W&J claimed one individual title, had three others finish as runner-ups and eight individuals place at the event. The Presidents amassed 108.5 team points, trailing only Delaware Valley (153) and Heidelberg (120) in the standings.
Roscosky picked up a pair of falls and a tech fall to advance to the finals at 184. The freshman won in 1:28 over Thomas Salois of Alma to open his day. Roscosky then won 17-2 tech. fall over Josh Kumer of Waynesburg in the quarters. He then won by fall (6:43) against John Libby of Johns Hopkins in the semifinals. Roscosky edged Ryan Weitz of Alderson Broaddus by a 5-4 score in the title match.
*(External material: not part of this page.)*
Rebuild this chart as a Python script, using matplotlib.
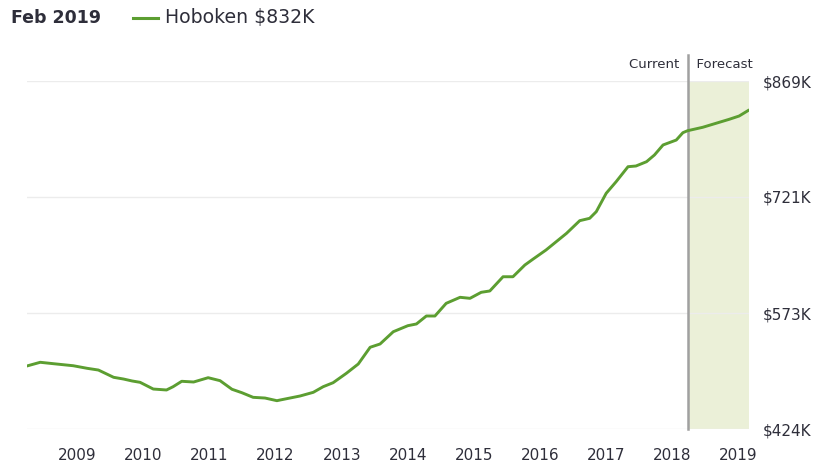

Roscosky finished the day with four wins to improve his collegiate record to 13-0 overall.
Jaden Datz, Hunter Swedish and Tyler Ratledge earned runner-up finishes at their respective weight classes.
Duquesne wins
Jackie Johnson III had 27 points, tying his season high, as Duquesne edged past UMass 78-74 on Saturday. Amir Spears added 21 points for the Dukes.
Kevin Easley Jr. had 10 points and five steals for Duquesne (6-7, 1-0 Atlantic 10 Conference). Leon Ayers III added seven rebounds.
C.J. Kelly had 19 points for the Minutemen (7-7, 0-2). Rich Kelly added 16 points. Noah Fernandes had 14 points and six rebounds.
Denver fires head coach
The Denver Broncos are looking for a new head coach to lead them out of a six-year playoff drought and a half decade of losing seasons that marks the most protracted plunge by a Super Bowl champion in NFL history.
The Broncos fired Vic Fangio after he went 19-30 over three years, including 7-10 this season despite having one of the easiest schedules and the highest-paid defense in the league.
Had Fangio’s dogged determination, unpretentious personality and first-rate professionalism led to better results on the field, he wouldn’t have been let go Sunday morning by team president/CEO Joe Ellis and first-year general manager George Paton.
Paton sounded more like a man hiring Fangio than firing him when he declared, “He’s the best coach I’ve ever been around. And I don’t take that lightly. His attention to detail, his toughness, his work ethic and his football mind is unparalleled.”
“He put his heart and soul into this job,” Ellis concurred. “I’ve never seen a coach work harder. At the end of the day, we’re judged on one thing, and that’s winning.”
Fangio .387 winning percentage includes a 6-11 mark at home over the past two seasons, the worst two-year stretch in Denver since the team went 4-10 in 1967-68. His teams were just 5-13 against the AFC West.
The Broncos are the first team in league history to follow a Super Bowl championship with six straight non-playoff seasons, half of which came under Fangio’s watch.
Fangio, 63, burnished his reputation as a defensive master during his first head coaching gig in Denver, yet his teams struggled mightily on offense under obdurate coordinator Pat Shurmur and on special teams under Tom McMahon.
Fangio isn’t expected to be out of work long. He will be a strong candidate for a defensive coordinator job in the new round of coaching changes this month.